Death Valley National Park
through time
A Mudflat to Remember: Latest Precambrian and Early Cambrian time
Our view of Death Valley's past becomes clearer near the end of
Precambrian time. Rocks from this interval are widely exposed and have left
a good record for hundreds of miles. Sandy and shaly formations predominate
and locally contain mudcracks, worm burrows, ripple-marks, and current features
typical of tidal flats, deltas, and nearshore parts of the continental shelf.
A shoreline similar to our present Atlantic margin (with coastal lowlands and
a wide shallow shelf but no volcanoes) lay to the east near modern Las Vegas.

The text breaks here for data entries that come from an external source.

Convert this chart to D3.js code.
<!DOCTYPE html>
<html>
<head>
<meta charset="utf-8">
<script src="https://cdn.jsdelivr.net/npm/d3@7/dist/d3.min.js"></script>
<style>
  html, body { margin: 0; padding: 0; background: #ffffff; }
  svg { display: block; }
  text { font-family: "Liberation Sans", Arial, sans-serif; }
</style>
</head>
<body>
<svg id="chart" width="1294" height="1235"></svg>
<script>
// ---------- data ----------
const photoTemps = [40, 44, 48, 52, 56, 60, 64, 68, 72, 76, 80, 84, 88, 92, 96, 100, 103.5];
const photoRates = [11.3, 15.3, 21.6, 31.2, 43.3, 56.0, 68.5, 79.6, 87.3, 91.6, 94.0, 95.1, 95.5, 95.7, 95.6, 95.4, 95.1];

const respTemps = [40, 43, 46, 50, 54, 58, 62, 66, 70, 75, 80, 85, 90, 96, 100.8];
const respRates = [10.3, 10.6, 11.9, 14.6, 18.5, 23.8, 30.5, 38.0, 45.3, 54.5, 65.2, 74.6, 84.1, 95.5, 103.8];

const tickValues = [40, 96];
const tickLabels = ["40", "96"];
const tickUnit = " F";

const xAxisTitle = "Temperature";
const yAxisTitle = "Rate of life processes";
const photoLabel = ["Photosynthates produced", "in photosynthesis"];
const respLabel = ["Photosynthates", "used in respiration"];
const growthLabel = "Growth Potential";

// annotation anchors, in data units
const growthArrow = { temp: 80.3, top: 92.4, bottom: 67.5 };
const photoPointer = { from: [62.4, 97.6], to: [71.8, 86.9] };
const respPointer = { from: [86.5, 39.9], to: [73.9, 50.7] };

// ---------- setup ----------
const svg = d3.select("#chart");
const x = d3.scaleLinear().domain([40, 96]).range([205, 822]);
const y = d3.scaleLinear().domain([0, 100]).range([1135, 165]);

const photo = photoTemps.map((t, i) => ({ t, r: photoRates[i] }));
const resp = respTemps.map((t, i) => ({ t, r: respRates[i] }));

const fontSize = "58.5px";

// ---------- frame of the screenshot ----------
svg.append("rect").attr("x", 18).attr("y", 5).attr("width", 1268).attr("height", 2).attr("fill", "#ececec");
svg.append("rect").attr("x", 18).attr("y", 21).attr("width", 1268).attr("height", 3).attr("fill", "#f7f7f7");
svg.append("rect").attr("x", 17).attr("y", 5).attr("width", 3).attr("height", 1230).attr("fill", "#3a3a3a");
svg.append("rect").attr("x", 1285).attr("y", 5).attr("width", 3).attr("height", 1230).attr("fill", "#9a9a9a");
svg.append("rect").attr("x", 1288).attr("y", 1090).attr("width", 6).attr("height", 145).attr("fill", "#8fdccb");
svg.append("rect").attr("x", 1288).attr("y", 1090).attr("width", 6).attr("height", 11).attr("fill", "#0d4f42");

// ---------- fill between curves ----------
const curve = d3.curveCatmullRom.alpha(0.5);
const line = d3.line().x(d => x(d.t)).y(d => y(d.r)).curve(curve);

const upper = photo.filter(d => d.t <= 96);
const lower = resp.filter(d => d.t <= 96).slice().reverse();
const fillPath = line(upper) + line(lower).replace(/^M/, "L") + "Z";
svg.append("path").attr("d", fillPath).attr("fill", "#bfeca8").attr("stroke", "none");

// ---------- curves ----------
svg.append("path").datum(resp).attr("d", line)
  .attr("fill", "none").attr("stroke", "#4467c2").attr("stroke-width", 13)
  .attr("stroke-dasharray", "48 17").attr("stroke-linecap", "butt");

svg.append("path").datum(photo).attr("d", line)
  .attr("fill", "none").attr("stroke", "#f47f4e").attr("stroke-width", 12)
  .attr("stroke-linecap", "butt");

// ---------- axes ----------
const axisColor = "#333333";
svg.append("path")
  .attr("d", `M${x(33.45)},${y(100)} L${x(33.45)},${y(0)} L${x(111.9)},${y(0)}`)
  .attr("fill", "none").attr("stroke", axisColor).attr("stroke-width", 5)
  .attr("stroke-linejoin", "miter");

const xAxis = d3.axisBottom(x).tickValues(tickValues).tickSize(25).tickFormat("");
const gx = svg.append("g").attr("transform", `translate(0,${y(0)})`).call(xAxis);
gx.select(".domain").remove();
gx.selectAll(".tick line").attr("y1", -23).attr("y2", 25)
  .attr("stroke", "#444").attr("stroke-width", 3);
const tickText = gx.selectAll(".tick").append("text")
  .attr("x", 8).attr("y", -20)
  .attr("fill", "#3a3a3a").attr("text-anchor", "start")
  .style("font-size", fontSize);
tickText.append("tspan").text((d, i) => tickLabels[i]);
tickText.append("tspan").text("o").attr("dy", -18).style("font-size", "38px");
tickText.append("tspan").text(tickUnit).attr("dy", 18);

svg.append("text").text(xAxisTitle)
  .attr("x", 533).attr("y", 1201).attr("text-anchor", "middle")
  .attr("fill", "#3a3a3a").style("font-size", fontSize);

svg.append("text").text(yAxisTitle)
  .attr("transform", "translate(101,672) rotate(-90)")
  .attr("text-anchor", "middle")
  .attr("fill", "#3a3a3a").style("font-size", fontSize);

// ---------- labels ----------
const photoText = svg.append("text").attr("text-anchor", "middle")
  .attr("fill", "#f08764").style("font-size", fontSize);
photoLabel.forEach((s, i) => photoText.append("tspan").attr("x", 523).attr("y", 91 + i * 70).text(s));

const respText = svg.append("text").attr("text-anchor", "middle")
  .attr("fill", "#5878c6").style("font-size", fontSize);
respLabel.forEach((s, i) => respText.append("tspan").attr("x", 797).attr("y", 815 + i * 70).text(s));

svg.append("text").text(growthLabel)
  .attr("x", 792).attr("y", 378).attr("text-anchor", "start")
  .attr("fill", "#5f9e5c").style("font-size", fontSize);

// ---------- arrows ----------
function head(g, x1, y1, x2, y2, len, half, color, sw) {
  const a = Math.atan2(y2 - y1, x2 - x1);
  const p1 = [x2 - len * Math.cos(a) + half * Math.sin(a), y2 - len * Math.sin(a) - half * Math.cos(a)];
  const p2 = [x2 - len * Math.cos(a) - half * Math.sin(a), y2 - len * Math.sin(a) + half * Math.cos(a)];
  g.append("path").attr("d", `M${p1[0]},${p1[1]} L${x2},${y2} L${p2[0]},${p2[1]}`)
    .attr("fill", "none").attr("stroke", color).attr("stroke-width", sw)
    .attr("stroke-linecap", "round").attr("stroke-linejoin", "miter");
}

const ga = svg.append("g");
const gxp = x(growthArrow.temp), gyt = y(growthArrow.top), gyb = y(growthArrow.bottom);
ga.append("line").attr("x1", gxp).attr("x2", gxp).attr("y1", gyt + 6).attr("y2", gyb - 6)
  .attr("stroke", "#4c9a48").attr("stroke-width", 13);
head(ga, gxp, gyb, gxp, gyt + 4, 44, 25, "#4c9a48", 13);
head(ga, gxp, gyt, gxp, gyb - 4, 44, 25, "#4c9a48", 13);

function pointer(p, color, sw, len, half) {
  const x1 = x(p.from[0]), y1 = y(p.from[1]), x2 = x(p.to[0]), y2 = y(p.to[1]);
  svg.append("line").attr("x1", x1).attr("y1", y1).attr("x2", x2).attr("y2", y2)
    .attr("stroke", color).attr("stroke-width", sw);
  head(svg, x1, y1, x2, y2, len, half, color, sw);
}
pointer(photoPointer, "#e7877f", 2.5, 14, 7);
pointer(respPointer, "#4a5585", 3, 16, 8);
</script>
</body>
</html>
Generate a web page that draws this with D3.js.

Abundant quartz and feldspar in the sandstones prove
that streams were eroding granitic terrain not far to the east. Erosion was
rapid for there were not yet any land-plants. There is not, however, any
evidence for a high coastal mountain range. Where rivers released their
load to the
sea, longshore and strong tidal currents gradually redistributed sandbars
and beach sands into submarine sand sheets which stretched for hundreds
of miles.
To the west, deep-water off-shore equivalents of Death Valley's formations
extend all the way to Owens Valley. A few remnants may even survive in the
High Sierra.
The side road to Aguereberry Point successively traverses
the shaly Johnnie Formation,
the white Stirling Quartzite, and dark quartzites
of the Wood Canyon Formation; at the Point itself
is the great light-colored band of Zabriskie
Quartzite dipping away toward Death Valley. (Parts
of this sequence are also prominent (1) between Death
Valley Buttes and Daylight Pass, (2)
in upper Echo Canyon, and (3) just west of Mare Spring
in Titus Canyon.) Before tilting into their present
orientation, these four formations
constituted a continuous pile of mud and sand three
miles deep, accumulated slowly on the nearshore ocean
bottom.
The dullness of that interval has seldom been surpassed.
A gently fluctuating shoreline lay to the east,
but in the Death Valley area itself little ever changed
but the proportions of sand and silt.
A few worms, a little algae, the unrelenting tidal
cycle, and a hundred million years worth of mud.